## Required work
Exactly as written, retype the listing below, omitting the pictures.
# # #
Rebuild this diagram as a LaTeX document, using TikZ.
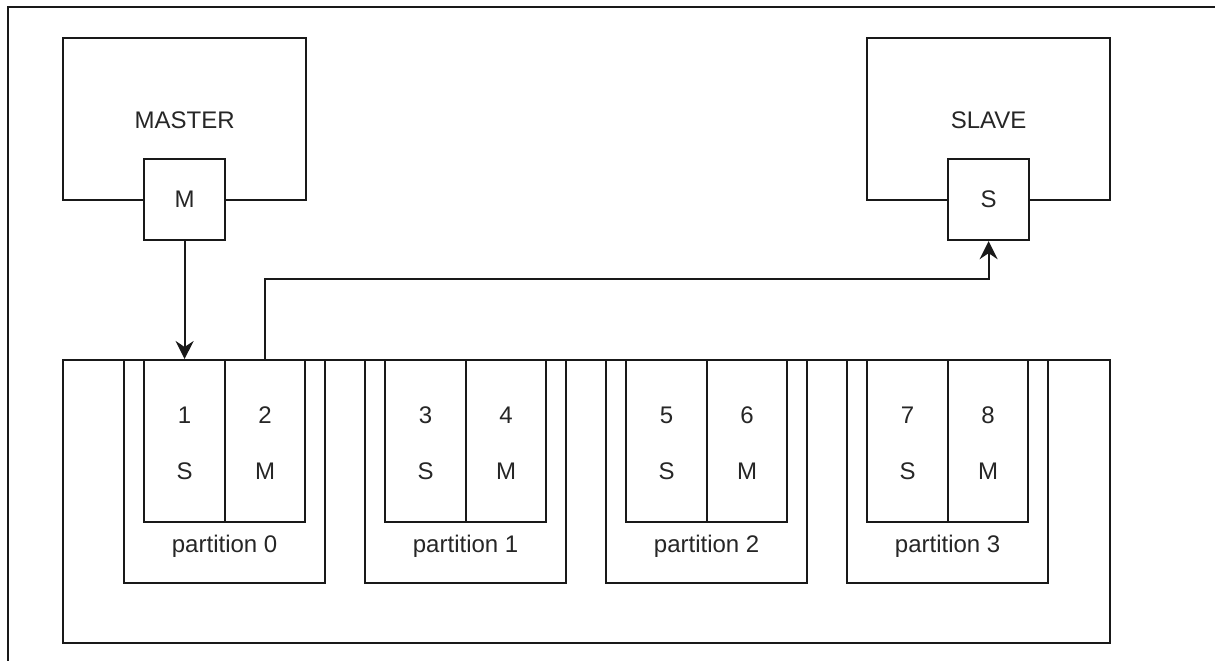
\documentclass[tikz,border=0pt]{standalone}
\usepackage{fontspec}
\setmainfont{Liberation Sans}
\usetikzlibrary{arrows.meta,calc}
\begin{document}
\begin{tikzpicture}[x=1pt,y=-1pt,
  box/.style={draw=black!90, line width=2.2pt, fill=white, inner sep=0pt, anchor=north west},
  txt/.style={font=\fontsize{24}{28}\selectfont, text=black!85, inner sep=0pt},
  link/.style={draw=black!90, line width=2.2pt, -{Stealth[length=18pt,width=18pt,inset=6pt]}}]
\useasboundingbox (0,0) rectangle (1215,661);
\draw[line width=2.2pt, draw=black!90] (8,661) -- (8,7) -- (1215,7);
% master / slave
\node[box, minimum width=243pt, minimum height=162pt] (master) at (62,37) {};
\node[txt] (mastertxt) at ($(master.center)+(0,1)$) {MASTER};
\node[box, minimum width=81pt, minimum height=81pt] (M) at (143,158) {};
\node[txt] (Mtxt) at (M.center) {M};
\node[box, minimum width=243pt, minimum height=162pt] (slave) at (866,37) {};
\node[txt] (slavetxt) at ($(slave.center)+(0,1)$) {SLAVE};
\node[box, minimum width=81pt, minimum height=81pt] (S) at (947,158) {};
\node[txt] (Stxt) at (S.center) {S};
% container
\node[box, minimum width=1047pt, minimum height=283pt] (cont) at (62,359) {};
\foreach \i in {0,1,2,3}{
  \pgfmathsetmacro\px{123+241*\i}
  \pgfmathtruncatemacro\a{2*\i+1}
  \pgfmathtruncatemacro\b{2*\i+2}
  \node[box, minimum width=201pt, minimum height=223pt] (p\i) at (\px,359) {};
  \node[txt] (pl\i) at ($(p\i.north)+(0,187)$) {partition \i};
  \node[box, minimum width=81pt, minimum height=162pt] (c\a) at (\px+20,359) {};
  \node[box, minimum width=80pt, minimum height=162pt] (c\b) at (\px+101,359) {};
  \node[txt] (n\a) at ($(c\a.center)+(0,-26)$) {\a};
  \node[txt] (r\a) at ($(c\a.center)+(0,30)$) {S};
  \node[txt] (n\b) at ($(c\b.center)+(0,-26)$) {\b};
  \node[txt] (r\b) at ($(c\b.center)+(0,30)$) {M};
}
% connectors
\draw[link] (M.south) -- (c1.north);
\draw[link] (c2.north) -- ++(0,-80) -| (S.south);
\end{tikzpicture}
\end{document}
# # #
## Reply
Rebuild this diagram as a LaTeX document, using TikZ.
\documentclass[tikz,border=0pt]{standalone}
\usepackage{fontspec}
\setmainfont{Liberation Sans}
\usetikzlibrary{arrows.meta,calc}
\begin{document}
\begin{tikzpicture}[x=1pt,y=-1pt,
  box/.style={draw=black!90, line width=2.2pt, fill=white, inner sep=0pt, anchor=north west},
  txt/.style={font=\fontsize{24}{28}\selectfont, text=black!85, inner sep=0pt},
  link/.style={draw=black!90, line width=2.2pt, -{Stealth[length=18pt,width=18pt,inset=6pt]}}]
\useasboundingbox (0,0) rectangle (1215,661);
\draw[line width=2.2pt, draw=black!90] (8,661) -- (8,7) -- (1215,7);
% master / slave
\node[box, minimum width=243pt, minimum height=162pt] (master) at (62,37) {};
\node[txt] (mastertxt) at ($(master.center)+(0,1)$) {MASTER};
\node[box, minimum width=81pt, minimum height=81pt] (M) at (143,158) {};
\node[txt] (Mtxt) at (M.center) {M};
\node[box, minimum width=243pt, minimum height=162pt] (slave) at (866,37) {};
\node[txt] (slavetxt) at ($(slave.center)+(0,1)$) {SLAVE};
\node[box, minimum width=81pt, minimum height=81pt] (S) at (947,158) {};
\node[txt] (Stxt) at (S.center) {S};
% container
\node[box, minimum width=1047pt, minimum height=283pt] (cont) at (62,359) {};
\foreach \i in {0,1,2,3}{
  \pgfmathsetmacro\px{123+241*\i}
  \pgfmathtruncatemacro\a{2*\i+1}
  \pgfmathtruncatemacro\b{2*\i+2}
  \node[box, minimum width=201pt, minimum height=223pt] (p\i) at (\px,359) {};
  \node[txt] (pl\i) at ($(p\i.north)+(0,187)$) {partition \i};
  \node[box, minimum width=81pt, minimum height=162pt] (c\a) at (\px+20,359) {};
  \node[box, minimum width=80pt, minimum height=162pt] (c\b) at (\px+101,359) {};
  \node[txt] (n\a) at ($(c\a.center)+(0,-26)$) {\a};
  \node[txt] (r\a) at ($(c\a.center)+(0,30)$) {S};
  \node[txt] (n\b) at ($(c\b.center)+(0,-26)$) {\b};
  \node[txt] (r\b) at ($(c\b.center)+(0,30)$) {M};
}
% connectors
\draw[link] (M.south) -- (c1.north);
\draw[link] (c2.north) -- ++(0,-80) -| (S.south);
\end{tikzpicture}
\end{document}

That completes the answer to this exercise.